Image | Prediction |
---|---|
Children crossing | Bicycles crossing |
Road work | Road work |
Speed limit (30km/h) | Speed limit (30km/h) |
No entry | No entry |
Right-of-way at the next intersection | Right-of-way at the next intersection |
By calculating the softmax probabilities of the model output we can see the confidence of the predictions. Image 2,3,4 were predicted correctly with near 100% confidence. The top 5 softmax probabilities of the 2 less confident predictions can be seen below. Although Image 5 was predicted correctly, it only had about 50% confidence.
Image 1 | Image 5 |
---|---|
13.96% (Bicycles crossing) | 56.59% (Right-of-way at the next intersection) |
11.81% (Beware of ice/snow) | 42.12% (Beware of ice/snow) |
10.20% (Roundabout mandatory) | 0.43% (Double curve) |
8.24% (Right-of-way at the next intersection) | 0.33% (Slippery road) |
5.23% (Children crossing) | 0.23% (Bicycles crossing) |
Here are an visual representation of the predictions.

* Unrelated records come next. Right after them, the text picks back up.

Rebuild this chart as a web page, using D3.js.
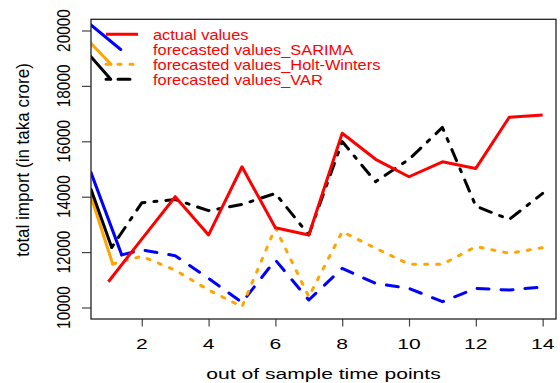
<!DOCTYPE html>
<html>
<head>
<meta charset="utf-8">
<script src="https://cdn.jsdelivr.net/npm/d3@7"></script>
<style>
  body { margin: 0; background: #fff; }
  text { font-family: "Liberation Sans", Arial, sans-serif; }
</style>
</head>
<body>
<div id="chart"></div>
<script>
// data
var timePoints = [1, 2, 3, 4, 5, 6, 7, 8, 9, 10, 11, 12, 13, 14];
var actual = [10930, 12470, 14000, 12620, 15080, 12880, 12620, 16290, 15350, 14720, 15260, 15020, 16870, 16950];

// forecasts, time points 2..14
var fcTime = [2, 3, 4, 5, 6, 7, 8, 9, 10, 11, 12, 13, 14];
var sarima = [12080, 11870, 11050, 10180, 11715, 10270, 11415, 10870, 10690, 10210, 10690, 10630, 10740];
var holtWinters = [11850, 11350, 10630, 10030, 12880, 10390, 12740, 12140, 11560, 11560, 12200, 11960, 12160];
var varModel = [13780, 13900, 13495, 13720, 14120, 12620, 15990, 14540, 15350, 16500, 13660, 13180, 14120];

// solid lead-in pieces at the left edge [time, value]
var sarimaLead = [[0.48, 14870], [1.40, 11900]];
var holtLead = [[0.48, 14000], [1.13, 11570]];
var varLead = [[0.48, 14270], [1.10, 12170]];

var xTicks = [2, 4, 6, 8, 10, 12, 14];
var yTicks = [10000, 12000, 14000, 16000, 18000, 20000];
var legendLabels = ["actual values", "forecasted values_SARIMA", "forecasted values_Holt-Winters", "forecasted values_VAR"];

var width = 560, height = 383;
var box = {left: 91, right: 556, top: 19.3, bottom: 319};

var svg = d3.select("#chart").append("svg")
    .attr("width", width)
    .attr("height", height);

var x = d3.scaleLinear().domain([0.48, 14.4]).range([box.left, box.right]);
var y = d3.scaleLinear().domain([9585, 20404]).range([box.bottom, box.top]);

svg.append("clipPath").attr("id", "clip")
  .append("rect")
    .attr("x", box.left).attr("y", box.top)
    .attr("width", box.right - box.left).attr("height", box.bottom - box.top);

// text drawn a bit wider than tall, like the reference
function stext(str, tx, ty, size, sx, rot) {
  return svg.append("text")
      .attr("transform", "translate(" + tx + "," + ty + ") scale(" + sx + ",1)" + (rot ? " rotate(" + rot + ")" : ""))
      .attr("text-anchor", "middle")
      .style("font-size", size + "px")
      .style("fill", "#000")
      .text(str);
}

// axes
var xAxis = svg.append("g")
    .attr("transform", "translate(0," + box.bottom + ")")
    .call(d3.axisBottom(x).tickValues(xTicks).tickSize(7.5).tickFormat(""));
var yAxis = svg.append("g")
    .attr("transform", "translate(" + box.left + ",0)")
    .call(d3.axisLeft(y).tickValues(yTicks).tickSize(9).tickFormat(""));
[xAxis, yAxis].forEach(function(a) {
  a.select(".domain").remove();
  a.selectAll("line").attr("stroke", "#444").attr("stroke-width", 1.2);
});

xTicks.forEach(function(d) { stext(d, x(d), 348.5, 15.4, 1.37); });
yTicks.forEach(function(d) { stext(d, 70, y(d), 15.4, 1.22, -90); });

stext("out of sample time points", (box.left + box.right) / 2, 379, 15.4, 1.37);
stext("total import (in taka crore)", 28.5, 160, 17, 1.05, -90);

// plot area
var plot = svg.append("g").attr("clip-path", "url(#clip)");

var line = d3.line()
    .x(function(d) { return x(d[0]); })
    .y(function(d) { return y(d[1]); });

function pairs(times, vals) {
  return times.map(function(t, i) { return [t, vals[i]]; });
}

var series = [
  {lead: sarimaLead, vals: sarima, color: "#0000FF", dash: "12,12"},
  {lead: holtLead, vals: holtWinters, color: "#FFA500", dash: "3,9"},
  {lead: varLead, vals: varModel, color: "#000000", dash: "3,9,12,9"}
];

series.forEach(function(s) {
  plot.append("path")
      .attr("d", line(s.lead))
      .attr("fill", "none").attr("stroke", s.color)
      .attr("stroke-width", 3).attr("stroke-linecap", "round");
  plot.append("path")
      .attr("d", line([s.lead[1]].concat(pairs(fcTime, s.vals))))
      .attr("fill", "none").attr("stroke", s.color)
      .attr("stroke-width", 3).attr("stroke-linecap", "round")
      .attr("stroke-linejoin", "round")
      .attr("stroke-dasharray", s.dash);
});

plot.append("path")
    .attr("d", line(pairs(timePoints, actual)))
    .attr("fill", "none").attr("stroke", "#FF0000")
    .attr("stroke-width", 3).attr("stroke-linejoin", "round");

// legend
var legY = [34.3, 49.5, 64.3, 79.3];
var leg = plot.append("g");
leg.append("line").attr("x1", 106).attr("x2", 138).attr("y1", legY[0]).attr("y2", legY[0])
    .attr("stroke", "#FF0000").attr("stroke-width", 3);
// diagonals running into the keys
var diag = [
  {c: "#0000FF", y0: 25, x1: 120.7, y1: legY[1]},
  {c: "#FFA500", y0: 43.3, x1: 111, y1: legY[2]},
  {c: "#000000", y0: 56.7, x1: 110.7, y1: legY[3]}
];
diag.forEach(function(d) {
  leg.append("line").attr("x1", 88).attr("y1", d.y0 - (d.y1 - d.y0) / (d.x1 - 91) * 3)
      .attr("x2", d.x1).attr("y2", d.y1)
      .attr("stroke", d.c).attr("stroke-width", 3).attr("stroke-linecap", "round");
});
leg.append("line").attr("x1", 106).attr("x2", 138).attr("y1", legY[2]).attr("y2", legY[2])
    .attr("stroke", "#FFA500").attr("stroke-width", 3).attr("stroke-linecap", "round")
    .attr("stroke-dasharray", "3,9");
leg.append("line").attr("x1", 106).attr("x2", 138).attr("y1", legY[3]).attr("y2", legY[3])
    .attr("stroke", "#000").attr("stroke-width", 3).attr("stroke-linecap", "round")
    .attr("stroke-dasharray", "3,9,12,9");

legendLabels.forEach(function(l, i) {
  svg.append("text")
      .attr("transform", "translate(153," + (legY[i] + 5.3) + ") scale(1.17,1)")
      .style("font-size", "14px")
      .style("fill", "#FF0000")
      .text(l);
});

// frame
svg.append("rect")
    .attr("x", box.left).attr("y", box.top)
    .attr("width", box.right - box.left).attr("height", box.bottom - box.top)
    .attr("fill", "none").attr("stroke", "#222").attr("stroke-width", 1.3);
</script>
</body>
</html>
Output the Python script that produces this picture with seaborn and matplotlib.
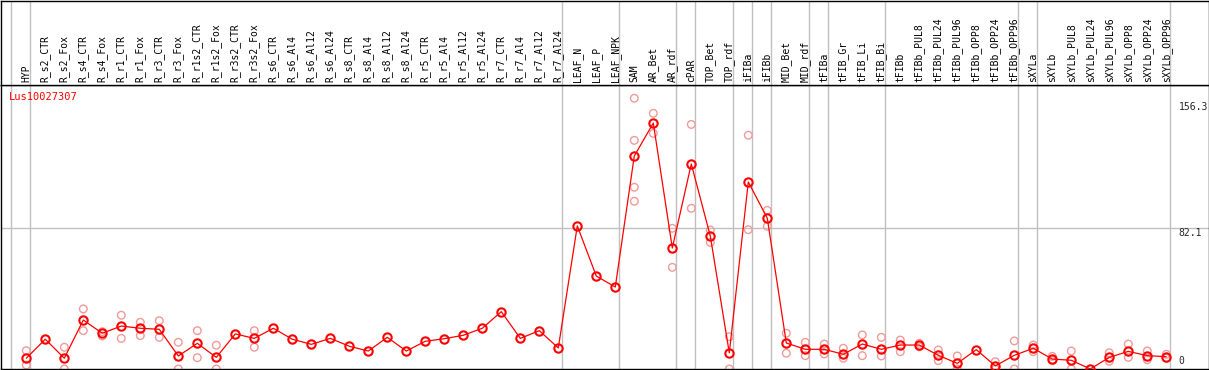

It can be seen that the model is confused by similar triangular shaped signs. Because the low resolution, the model was not able to hone in on the exact symbol inside the triangle.
The response of the convolution layers to an image is plotted below. The original image and the augmented image which feeds the network is plotted first. Followed by the response from the 6 features of the first layer convolution and 15 features of the second layer convolution.
Looking at the the visualisation, it can be seen that the first level of convolution was picking out the edges in the image. The second level seem to be more vague. It responds to larger patch features. It is clear that the weights responds to the shape of the sign.